Several years later, Motaung visited Mofokeng in Kroonstad prison and admitted that he had lied. “He told me the police had offered him money to testify against us,” Mofokeng says of the visit. Motaung died several months later.
“We were viewed as black killers of a white cop, so our treatment in prison before the end of apartheid was bad,” Mofokeng says.
The country’s transition to a new dispensation ushered in hopes of change. When the TRC held its sessions throughout the country, Mofokeng and Mokoena along with their co-accused were called to testify.
In an unbearably cruel twist, the TRC ruled that the self-defence unit members should be pardoned, because theirs was deemed a politically motivated crime. Mofokeng and Mokoena, however, were sent back to prison, because they had nothing to confess. Wrongful convictions, so the men were told, were not part of the TRC’s mandate.
Prison years
What followed were years in prison, which both men spent writing letter after letter. Mofokeng, who diligently wrote two copies of every letter by hand, petitioned the high court for leave to appeal, which was granted, but the appeal was dismissed.
He wrote to the public protector, the human rights commission, the NPA, various ministers, various presidents and eventually, in 2011, the Wits Justice Project.
“I was so depressed at one point, that I could barely feel myself. I lost a lot of weight and with it, the will to live,” Mofokeng recently said during a roundtable hosted by the Wits Justice Project on wrongful convictions. Being unable to attend the funerals of his nearest and dearest exacerbated his already dire mental state.
Around 2011, the local community of churches and ANC chapters successfully campaigned for their early release. Being freed, though, does not mean the men are liberated.
Rebuilding their lives
“I’m afraid of snakes,” Mofokeng says as he looks at the dry, knee-high grass in Vogelfontein, a partially developed housing site across the road from Bohlokong. The handful of completed RDP houses look dilapidated: windows are broken, doors unhinged.
“Some people have moved in already, but the houses are not connected to water and electricity,” Mofokeng says as he very carefully positions his feet in the grass. We walk beyond the small houses to a flat clearing that leads to a hill. This is where the men want to live.
“I’m 56 years old,” Mokoena says, as he looks at the empty space in front of him. “And I’m still renting. What about Karabo? I want to provide a home for her.”
In 2011, when local dignitaries and community members celebrated the release of the two men, the mayor of Dihlabeng (the municipality under which Bethlehem falls), Tjhetane Mofokeng, and the then mayor of Mangaung, Thabo Manyoni, promised to rectify the wrongs of the past by helping the men rebuild their lives.

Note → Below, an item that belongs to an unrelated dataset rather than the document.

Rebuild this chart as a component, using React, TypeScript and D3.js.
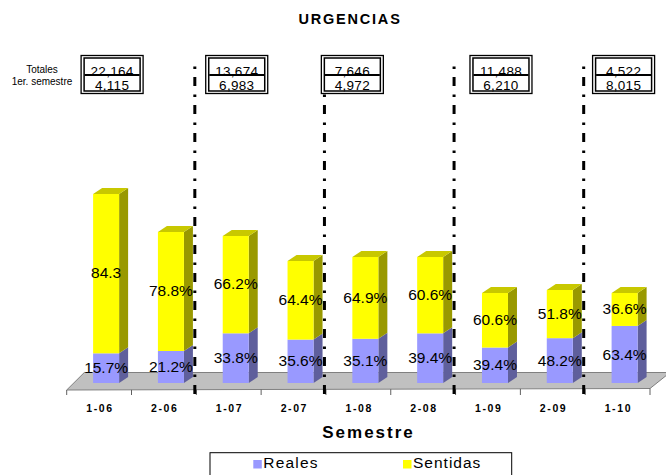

That promise, to provide them with a plot of land and building materials, has thus far not been implemented.
The pardon
After their release, the Wits Justice Project put Mofokeng and Mokoena in touch with lawyers at Webber Wentzel, who set out to draft a petition for a presidential pardon, a remedy that has never before been utilised.
Mofokeng and Mokoena have spent a quarter century of their lives trying to prove their innocence. “All my youth years ebbed away in prison,” Mofokeng says.
But despite that loss, he tries to be positive. “When I compare this government to the apartheid-era government, I see there is humanity, so I am hopeful.”
At the Cash Crusaders, Robertshaw responds angrily when I raise the issue of the wrongful arrest and conviction.
He turns to Mofokeng, who is silently peering at him over his spectacles, a tiny sad smile playing around his lips. Mofokeng’s calm contrasts with Robertshaw’s mounting agitation.
“You came there with the intention to rob a farm here in Ballyduff. You shot a policeman dead on the ground. We dug the bullets up, there was a trail of bullets in the ground where they stood over the policeman and shot him in his head,” Robertshaw says.
“So I don’t know what you want. You were part of it, because you were arrested. Look, I don’t want to talk about it.”
He closes the door in Mofokeng and Mokoena’s faces.
“The security police’s job was mainly to kill. Robertshaw told me: ‘You were lucky that we didn’t kill you,'” Mofokeng says as he walks back to the car parked in front of the shop.
During the police investigation, miraculously, Mofokeng was barely assaulted. The only person who used physical violence against him was Robertshaw.
“When I told him I was not involved in the crime, he slapped me and I fell on a table,” Mofokeng recalls.
“According to him, we are dogs,” Mokoena adds. “But he is also worried, that this thing will backfire.”
A bid for justice
On July 31, Mofokeng and Mokoena’s lawyers submitted a petition for a presidential pardon based on section 327 of the Criminal Procedure Act with the Department of Justice. The minister of justice will assess new evidence that has become available since the conviction and might decide to have the petition directed to the trial court. This court would assess the new evidence and advise the president if the evidence affected the conviction. The president can then decide to expunge the conviction ‘as if [it had] never occurred.
The cop
In 1988, when Colin Robertshaw worked for the security police in Ladybrand, his unit abducted and ‘disappeared’ three ANC members in Lesotho. He applied to the TRC for amnesty for the crime n 1997. During his hearing, Robertshaw explained what his personal perspective was on the political situation in the country: ‘My impression was that we were involved in an actual war with these people and that we would have to do anything in our capabilities to try and stop what was going on, what the ANC were trying to do.’
Hard times behind bars
Fusi Mofokeng and Tshokolo Mokoena were jailed in 1992. Mofokeng remembers the early days of their incarceration: ‘We were viewed as black killers of a white cop, so our treatment in prison before the end of apartheid was bad.’